_Your objective_:
Please transcribe the listing below in full and word for word, without its pictures.

+--

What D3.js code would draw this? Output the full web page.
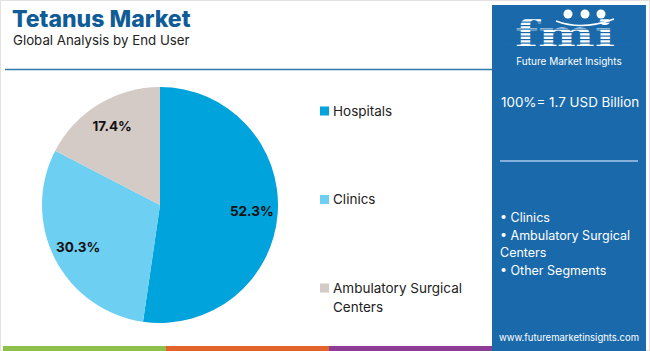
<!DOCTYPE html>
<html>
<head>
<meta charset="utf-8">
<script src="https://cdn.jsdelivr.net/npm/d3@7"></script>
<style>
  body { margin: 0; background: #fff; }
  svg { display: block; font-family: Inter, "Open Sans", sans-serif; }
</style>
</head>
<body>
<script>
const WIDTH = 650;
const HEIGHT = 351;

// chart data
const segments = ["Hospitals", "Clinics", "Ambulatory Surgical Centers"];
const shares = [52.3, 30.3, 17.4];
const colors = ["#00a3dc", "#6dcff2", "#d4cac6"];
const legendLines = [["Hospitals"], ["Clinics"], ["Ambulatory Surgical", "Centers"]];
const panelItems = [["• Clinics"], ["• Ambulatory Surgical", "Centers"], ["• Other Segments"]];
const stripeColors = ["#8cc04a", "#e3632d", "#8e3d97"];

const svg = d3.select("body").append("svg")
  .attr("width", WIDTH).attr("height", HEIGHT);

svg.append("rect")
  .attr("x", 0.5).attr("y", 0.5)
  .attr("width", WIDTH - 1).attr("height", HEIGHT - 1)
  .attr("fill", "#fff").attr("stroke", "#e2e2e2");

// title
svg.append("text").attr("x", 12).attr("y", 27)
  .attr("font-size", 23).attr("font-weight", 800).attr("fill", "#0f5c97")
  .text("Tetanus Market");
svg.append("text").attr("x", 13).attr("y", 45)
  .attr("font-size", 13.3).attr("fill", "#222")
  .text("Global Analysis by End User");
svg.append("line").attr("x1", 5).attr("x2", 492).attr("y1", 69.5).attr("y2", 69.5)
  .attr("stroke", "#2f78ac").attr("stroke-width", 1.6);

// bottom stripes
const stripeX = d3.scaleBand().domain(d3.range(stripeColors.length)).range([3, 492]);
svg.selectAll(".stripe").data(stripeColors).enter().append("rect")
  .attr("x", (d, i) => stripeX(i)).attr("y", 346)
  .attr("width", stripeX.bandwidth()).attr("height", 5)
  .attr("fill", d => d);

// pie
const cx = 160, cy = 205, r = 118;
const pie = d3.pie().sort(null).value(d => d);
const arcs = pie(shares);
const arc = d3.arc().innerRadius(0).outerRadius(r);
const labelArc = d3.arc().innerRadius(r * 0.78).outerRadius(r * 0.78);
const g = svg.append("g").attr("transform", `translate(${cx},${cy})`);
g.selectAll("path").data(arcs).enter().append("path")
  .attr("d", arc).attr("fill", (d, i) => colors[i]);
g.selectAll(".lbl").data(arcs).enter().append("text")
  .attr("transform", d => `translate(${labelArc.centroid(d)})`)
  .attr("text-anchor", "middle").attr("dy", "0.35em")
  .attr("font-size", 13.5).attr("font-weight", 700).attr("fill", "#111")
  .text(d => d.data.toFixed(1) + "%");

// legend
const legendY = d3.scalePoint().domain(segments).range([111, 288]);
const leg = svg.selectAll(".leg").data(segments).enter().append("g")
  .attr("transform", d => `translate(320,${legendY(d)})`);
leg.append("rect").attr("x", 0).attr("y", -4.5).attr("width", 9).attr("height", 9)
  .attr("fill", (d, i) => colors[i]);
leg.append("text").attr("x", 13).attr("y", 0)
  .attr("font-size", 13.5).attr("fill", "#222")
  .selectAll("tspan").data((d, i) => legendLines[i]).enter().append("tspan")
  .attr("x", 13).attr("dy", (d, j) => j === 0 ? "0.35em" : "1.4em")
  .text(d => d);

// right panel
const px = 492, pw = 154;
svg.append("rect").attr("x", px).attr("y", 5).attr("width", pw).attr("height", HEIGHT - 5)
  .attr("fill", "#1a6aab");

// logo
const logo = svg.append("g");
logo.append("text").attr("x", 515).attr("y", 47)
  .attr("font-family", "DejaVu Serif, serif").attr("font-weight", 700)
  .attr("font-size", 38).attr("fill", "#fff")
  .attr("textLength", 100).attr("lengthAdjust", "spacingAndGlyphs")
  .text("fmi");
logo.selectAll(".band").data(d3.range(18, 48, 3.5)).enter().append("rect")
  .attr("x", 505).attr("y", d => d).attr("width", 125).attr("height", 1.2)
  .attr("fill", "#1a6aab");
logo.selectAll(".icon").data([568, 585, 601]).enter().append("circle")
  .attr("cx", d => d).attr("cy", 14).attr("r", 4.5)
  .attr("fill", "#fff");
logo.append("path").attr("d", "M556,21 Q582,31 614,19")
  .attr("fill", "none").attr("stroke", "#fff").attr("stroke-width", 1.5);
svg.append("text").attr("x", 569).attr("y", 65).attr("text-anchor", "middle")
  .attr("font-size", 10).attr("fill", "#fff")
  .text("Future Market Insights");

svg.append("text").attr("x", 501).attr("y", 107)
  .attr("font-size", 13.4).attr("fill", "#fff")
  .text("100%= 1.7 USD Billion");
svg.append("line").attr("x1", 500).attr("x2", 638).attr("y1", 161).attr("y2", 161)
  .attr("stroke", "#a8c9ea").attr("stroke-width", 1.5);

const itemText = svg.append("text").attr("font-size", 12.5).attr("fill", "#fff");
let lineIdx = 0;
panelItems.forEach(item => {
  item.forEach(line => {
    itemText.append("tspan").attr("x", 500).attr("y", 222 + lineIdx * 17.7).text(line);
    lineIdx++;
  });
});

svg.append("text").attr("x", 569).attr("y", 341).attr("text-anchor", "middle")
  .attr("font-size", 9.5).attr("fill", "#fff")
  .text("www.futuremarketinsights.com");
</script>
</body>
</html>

+--

_Solved problem_:
What D3.js code would draw this? Output the full web page.
<!DOCTYPE html>
<html>
<head>
<meta charset="utf-8">
<script src="https://cdn.jsdelivr.net/npm/d3@7"></script>
<style>
  body { margin: 0; background: #fff; }
  svg { display: block; font-family: Inter, "Open Sans", sans-serif; }
</style>
</head>
<body>
<script>
const WIDTH = 650;
const HEIGHT = 351;

// chart data
const segments = ["Hospitals", "Clinics", "Ambulatory Surgical Centers"];
const shares = [52.3, 30.3, 17.4];
const colors = ["#00a3dc", "#6dcff2", "#d4cac6"];
const legendLines = [["Hospitals"], ["Clinics"], ["Ambulatory Surgical", "Centers"]];
const panelItems = [["• Clinics"], ["• Ambulatory Surgical", "Centers"], ["• Other Segments"]];
const stripeColors = ["#8cc04a", "#e3632d", "#8e3d97"];

const svg = d3.select("body").append("svg")
  .attr("width", WIDTH).attr("height", HEIGHT);

svg.append("rect")
  .attr("x", 0.5).attr("y", 0.5)
  .attr("width", WIDTH - 1).attr("height", HEIGHT - 1)
  .attr("fill", "#fff").attr("stroke", "#e2e2e2");

// title
svg.append("text").attr("x", 12).attr("y", 27)
  .attr("font-size", 23).attr("font-weight", 800).attr("fill", "#0f5c97")
  .text("Tetanus Market");
svg.append("text").attr("x", 13).attr("y", 45)
  .attr("font-size", 13.3).attr("fill", "#222")
  .text("Global Analysis by End User");
svg.append("line").attr("x1", 5).attr("x2", 492).attr("y1", 69.5).attr("y2", 69.5)
  .attr("stroke", "#2f78ac").attr("stroke-width", 1.6);

// bottom stripes
const stripeX = d3.scaleBand().domain(d3.range(stripeColors.length)).range([3, 492]);
svg.selectAll(".stripe").data(stripeColors).enter().append("rect")
  .attr("x", (d, i) => stripeX(i)).attr("y", 346)
  .attr("width", stripeX.bandwidth()).attr("height", 5)
  .attr("fill", d => d);

// pie
const cx = 160, cy = 205, r = 118;
const pie = d3.pie().sort(null).value(d => d);
const arcs = pie(shares);
const arc = d3.arc().innerRadius(0).outerRadius(r);
const labelArc = d3.arc().innerRadius(r * 0.78).outerRadius(r * 0.78);
const g = svg.append("g").attr("transform", `translate(${cx},${cy})`);
g.selectAll("path").data(arcs).enter().append("path")
  .attr("d", arc).attr("fill", (d, i) => colors[i]);
g.selectAll(".lbl").data(arcs).enter().append("text")
  .attr("transform", d => `translate(${labelArc.centroid(d)})`)
  .attr("text-anchor", "middle").attr("dy", "0.35em")
  .attr("font-size", 13.5).attr("font-weight", 700).attr("fill", "#111")
  .text(d => d.data.toFixed(1) + "%");

// legend
const legendY = d3.scalePoint().domain(segments).range([111, 288]);
const leg = svg.selectAll(".leg").data(segments).enter().append("g")
  .attr("transform", d => `translate(320,${legendY(d)})`);
leg.append("rect").attr("x", 0).attr("y", -4.5).attr("width", 9).attr("height", 9)
  .attr("fill", (d, i) => colors[i]);
leg.append("text").attr("x", 13).attr("y", 0)
  .attr("font-size", 13.5).attr("fill", "#222")
  .selectAll("tspan").data((d, i) => legendLines[i]).enter().append("tspan")
  .attr("x", 13).attr("dy", (d, j) => j === 0 ? "0.35em" : "1.4em")
  .text(d => d);

// right panel
const px = 492, pw = 154;
svg.append("rect").attr("x", px).attr("y", 5).attr("width", pw).attr("height", HEIGHT - 5)
  .attr("fill", "#1a6aab");

// logo
const logo = svg.append("g");
logo.append("text").attr("x", 515).attr("y", 47)
  .attr("font-family", "DejaVu Serif, serif").attr("font-weight", 700)
  .attr("font-size", 38).attr("fill", "#fff")
  .attr("textLength", 100).attr("lengthAdjust", "spacingAndGlyphs")
  .text("fmi");
logo.selectAll(".band").data(d3.range(18, 48, 3.5)).enter().append("rect")
  .attr("x", 505).attr("y", d => d).attr("width", 125).attr("height", 1.2)
  .attr("fill", "#1a6aab");
logo.selectAll(".icon").data([568, 585, 601]).enter().append("circle")
  .attr("cx", d => d).attr("cy", 14).attr("r", 4.5)
  .attr("fill", "#fff");
logo.append("path").attr("d", "M556,21 Q582,31 614,19")
  .attr("fill", "none").attr("stroke", "#fff").attr("stroke-width", 1.5);
svg.append("text").attr("x", 569).attr("y", 65).attr("text-anchor", "middle")
  .attr("font-size", 10).attr("fill", "#fff")
  .text("Future Market Insights");

svg.append("text").attr("x", 501).attr("y", 107)
  .attr("font-size", 13.4).attr("fill", "#fff")
  .text("100%= 1.7 USD Billion");
svg.append("line").attr("x1", 500).attr("x2", 638).attr("y1", 161).attr("y2", 161)
  .attr("stroke", "#a8c9ea").attr("stroke-width", 1.5);

const itemText = svg.append("text").attr("font-size", 12.5).attr("fill", "#fff");
let lineIdx = 0;
panelItems.forEach(item => {
  item.forEach(line => {
    itemText.append("tspan").attr("x", 500).attr("y", 222 + lineIdx * 17.7).text(line);
    lineIdx++;
  });
});

svg.append("text").attr("x", 569).attr("y", 341).attr("text-anchor", "middle")
  .attr("font-size", 9.5).attr("fill", "#fff")
  .text("www.futuremarketinsights.com");
</script>
</body>
</html>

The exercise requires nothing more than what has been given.